Steve might be the last person on the planet other than Gloria’s mother (Mildred Dunnock) who doesn’t know that Gloria is, in the parlance of the period, a tramp. The club owners know it, most of their patrons know it, Weston’s buddy Brigham (Jeffrey Lynn) knows it, and even her mother’s best friend, the snarky Francis (Betty Field) knows it. Weston, though, has become obsessed with Gloria and finds himself falling for her. Gloria dares hope that maybe Liggett can be her ticket to respectability because she's tired of being a tramp.
Butterfield 8 was based upon a John O’Hara story and is a searing tragic drama. As suggested, the values are those of an earlier time period, so expect the film to exploit thinking that today might seem head-scratching.
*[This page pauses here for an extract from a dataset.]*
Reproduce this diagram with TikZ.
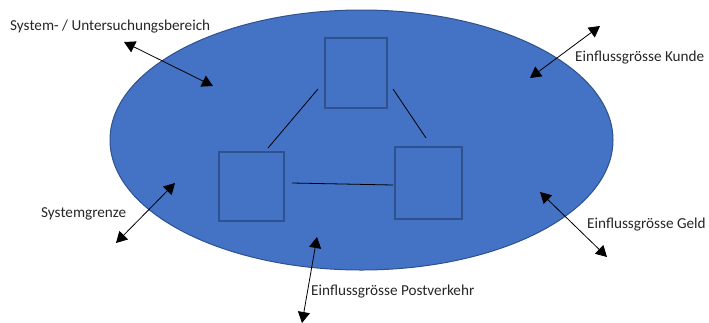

Will Emily and Norma stand by their men? Can mama accept her daughter for who she really is rather than her willfully ignorant fantasy of her? Even the extras have issues, especially Happy (Kay Medford in a small but juicy part), an ex-vaudevillian who now operates a low-class motel that caters to surreptitious trysters.
This is an actors’ ensemble film and everyone in it is superb. Moreover, though the technicolor hues are vibrant, we view all the earmarks of film noir except the shadows. Maybe you won’t come away desirous of taking a course on psychology as understood in 1960–or maybe 1935, as O’Hara’s roman à clef was based on the unsolved murder of socialite Starr Faithfull–but I suspect you will find yourself so immersed in the film’s well drawn characters that you’ll forget to look at your calendar.